Trying to explain this to a friend the other day, I put it this way: “Bush wants to protect his house by buying a thousand Dobermans and having them snarl around the entire perimeter of the property. Gore is only buying one really expensive Doberman, but it is blind.” But that, Mr. Vice President, I mean you can’t expect me to believe a ground-based system can protect anyone from incoming nukes by shooting a bullet at it. It is conceivable that you could fire a nuke at the incoming nuke and even if you came close, you would blow it up before it reached its target. The greenies oppose this method because they do not want nuclear stuff flying around in the atmosphere. Oh well.
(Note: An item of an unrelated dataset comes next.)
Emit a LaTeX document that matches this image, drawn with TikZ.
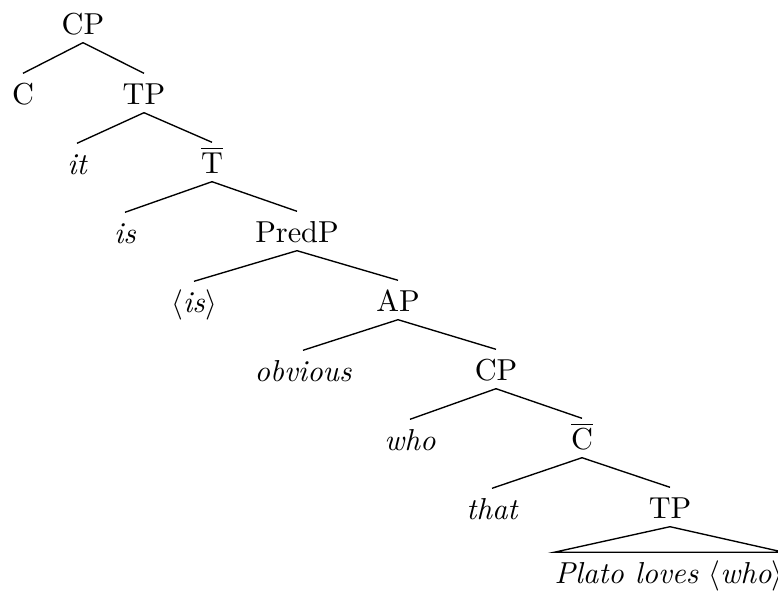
\documentclass[tikz,border=0pt]{standalone}
\usepackage{amsmath}
\usepackage{tikz}
\usetikzlibrary{positioning}
\tikzset{
  cat/.style={inner sep=0pt, text height=10pt, text depth=2.6pt},
  leaf/.style={cat, font=\itshape},
  branch/.style={line width=0.45pt}
}

\begin{document}
\begin{tikzpicture}[x=0.33pt, y=-0.33pt]
        \useasboundingbox (0,0) rectangle (778,591);
        \clip (0,0) rectangle (778,591);
        % Nodes
        \node[cat] (CP) at (83, 23) {CP};
        \node[cat] (C) at (23, 93) {C};
        \node[cat] (TP) at (144, 93) {TP};
        \node[leaf] (it) at (77, 163) {it};
        \node[cat] (Tbar) at (212, 162) {$\overline{\mathrm{T}}$};
        \node[leaf] (is) at (125, 232) {is};
        \node[cat] (PredP) at (297, 231) {PredP};
        \node[cat] (isCopy) at (194, 301) {$\langle$\textit{is}$\rangle$};
        \node[cat] (AP) at (398, 300) {AP};
        \node[leaf] (obvious) at (303, 370) {obvious};
        \node[cat] (CPlow) at (496, 369) {CP};
        \node[leaf] (who) at (410, 439) {who};
        \node[cat] (Cbar) at (582, 438) {$\overline{\mathrm{C}}$};
        \node[leaf] (that) at (492, 508) {that};
        \node[cat] (TPlow) at (670, 507) {TP};
        \node[cat, anchor=west] (Plato) at (554, 572) {\textit{Plato loves} $\langle$\textit{who}$\rangle$};

        % Branches
        \draw[branch] (CP.south) -- (C.north);
        \draw[branch] (CP.south) -- (TP.north);
        \draw[branch] (TP.south) -- (it.north);
        \draw[branch] (TP.south) -- (Tbar.north);
        \draw[branch] (Tbar.south) -- (is.north);
        \draw[branch] (Tbar.south) -- (PredP.north);
        \draw[branch] (PredP.south) -- (isCopy.north);
        \draw[branch] (PredP.south) -- (AP.north);
        \draw[branch] (AP.south) -- (obvious.north);
        \draw[branch] (AP.south) -- (CPlow.north);
        \draw[branch] (CPlow.south) -- (who.north);
        \draw[branch] (CPlow.south) -- (Cbar.north);
        \draw[branch] (Cbar.south) -- (that.north);
        \draw[branch] (Cbar.south) -- (TPlow.north);
        % Roof
        \draw[branch] (TPlow.south) -- (Plato.north west) -- (Plato.north east) -- cycle;
\end{tikzpicture}
\end{document}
The other problem with your plan is, even if you could hit a bullet with a bullet, how do you know where to put your ground-based ABM? If you locate it in California, maybe the tinhorn dictator will fire it at Florida or New York City. You have to build a lot of them. The arms merchants will be happy to oblige, but what about the taxpayers?

What I would suggest, sir, is that you simply abandon your bullet-to-bullet scheme. It is not a risky scheme, but is blind-as-a-bat and will not guard against any intrusions. Instead, you should get behind the idea of defending our naval fleets against nuclear attack. Regional defense makes more practical sense than area defense. If our fleets were equipped with ABM systems, no tinhorn dictator would fire his (or her) one or two rockets at them because they would probably get knocked down -- as long as you were prepared to fire “enhanced radiation” bullets at them -- a nice term for little nuke warheads that would work even in the vicinity of an incoming. You would have to explain to Greenpeace that it would be better to have the nuke explosion in the upper atmosphere rather than in the middle of the fleet. You can do that. It might even help you win the election.